Saturday, April 06, 2019

Probably Wants to Sit By Himself on the Team Bus Today

Jorge Polanco of the Minnesota Twins hit for the cycle last night. It was only the 280th time in history a batter had a single, double, triple and home run in a single game. Polanco had another single for good measure for a perfect five for five night at the plate.

We can assume the Twins' celebration of this feat was somewhat muted by the game's final score, which was Phillies 10 - Twins 4.

How could this happen? Cursory research, the only kind that gets done here, does not reveal how many of those 280 games were won by the teams whose players hit for the cycle, but logic says it has to be a very high percentage, and those lost must have been slugfests of the 13-11 variety. A cycle is 10 total bases (Polanco had 11). His OBP for the game was 1.000, his slugging percentage 2.200. How could such prowess fail to push one whole bunch of other Twins to home plate?

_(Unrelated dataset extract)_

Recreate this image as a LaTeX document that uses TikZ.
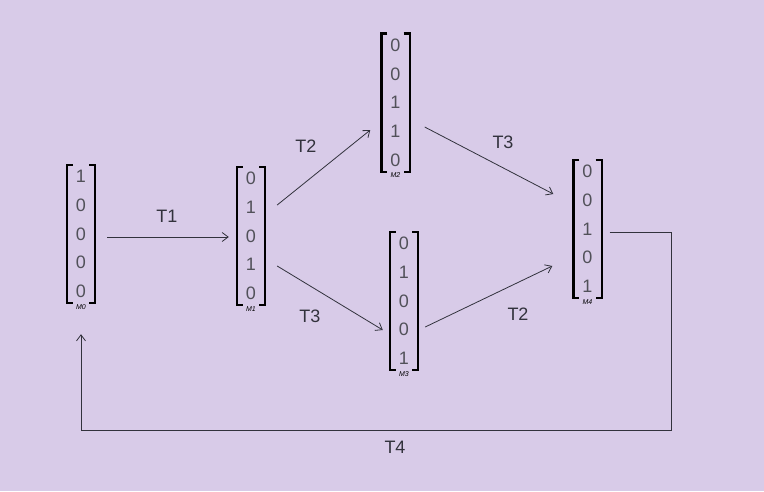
\documentclass[tikz,border=0pt]{standalone}
\usepackage{fontspec}
\setmainfont{Liberation Sans}
\usetikzlibrary{arrows.meta,positioning}

\definecolor{lavender}{RGB}{216,203,232}
\definecolor{ink}{RGB}{50,50,60}

\tikzset{
  marking/.style={inner sep=0pt, minimum width=28pt, minimum height=138pt, align=center,
    text=ink!85, font=\fontsize{18}{28.7}\selectfont},
  bracket/.style={line width=2.4pt, black},
  trans/.style={draw=ink, line width=0.8pt, -{Straight Barb[length=6pt,width=9pt]}},
  translabel/.style={text=ink, font=\fontsize{18}{20}\selectfont},
  mlabel/.style={font=\fontsize{7}{8}\selectfont\itshape, inner sep=0pt, below, yshift=-1pt}
}

\begin{document}
\begin{tikzpicture}[x=1pt, y=-1pt]
        \fill[lavender] (0,0) rectangle (764,491);
        \useasboundingbox (0,0) rectangle (764,491);

        % markings
        \node[marking] (m0) at (81,234) {1\\0\\0\\0\\0};
        \node[marking] (m1) at (251,236) {0\\1\\0\\1\\0};
        \node[marking] (m2) at (395.5,102.5) {0\\0\\1\\1\\0};
        \node[marking] (m3) at (404,301) {0\\1\\0\\0\\1};
        \node[marking] (m4) at (587.5,229) {0\\0\\1\\0\\1};

        \foreach \m/\t in {m0/M0,m1/M1,m2/M2,m3/M3,m4/M4} {
          \draw[bracket] ([xshift=6pt]\m.north west) -- (\m.north west) -- (\m.south west) -- ([xshift=6pt]\m.south west);
          \draw[bracket] ([xshift=-6pt]\m.north east) -- (\m.north east) -- (\m.south east) -- ([xshift=-6pt]\m.south east);
          \node[mlabel] at (\m.south) {\t};
        }

        % transitions
        \draw[trans] ([xshift=12pt,yshift=-3pt]m0.east) -- ([xshift=-8pt,yshift=-1pt]m1.west);
        \draw[trans] ([xshift=12pt,yshift=31pt]m1.east) -- ([xshift=-11pt,yshift=-27.5pt]m2.west);
        \draw[trans] ([xshift=12pt,yshift=-30pt]m1.east) -- ([xshift=-7pt,yshift=-29pt]m3.west);
        \draw[trans] ([xshift=15pt,yshift=-24.5pt]m2.east) -- ([xshift=-20pt,yshift=35pt]m4.west);
        \draw[trans] ([xshift=7pt,yshift=-26pt]m3.east) -- ([xshift=-21pt,yshift=-37pt]m4.west);

        \coordinate (back) at ([xshift=8pt,yshift=-3pt]m4.east);
        \draw[trans] (back) -- ++(62,0) |- ([yshift=-127pt]m0.south) -- ([yshift=-31pt]m0.south);

        \node[translabel] (t1) at (167,216) {T1};
        \node[translabel] (t2a) at (306,146) {T2};
        \node[translabel] (t3a) at (310,316) {T3};
        \node[translabel] (t3b) at (503,142) {T3};
        \node[translabel] (t2b) at (518,314) {T2};
        \node[translabel] (t4) at (395,447) {T4};
\end{tikzpicture}
\end{document}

Polanco's own box score line tells the story. He scored but one run and drove in but one. That is, except for his solo homer, Polanco's slugging produced exactly nothing for the Twins.

This was of course not his fault. The other Twins went a sizzling 6 for 33 against Philadelphia pitching which for at least one guy was no mystery. They didn't get on base before Polanco came up, and they didn't do anything to advance him around the bases, either. Seldom has the old dugout adage "pick him up" been so thoroughly stood on its head. There was a 2004 Red Sox-Mariners game where Ichiro had four singles, stole second four times, and had no runs scored nor RBI, but that's the closest case I can remember.

What does Polanco's night of personal grandeur and massive frustration tell us? It's a simple lesson which is forgotten millions of times a day by otherwise well-informed fans and commentators. Baseball is primarily a game of Individual performance. "Primarily" and "wholly" are not synonyms.

The cruelest thing of all about Polanco's performance is that baseball being baseball, he's very likely to end an inning with a strikeout with the bases loaded in his next game.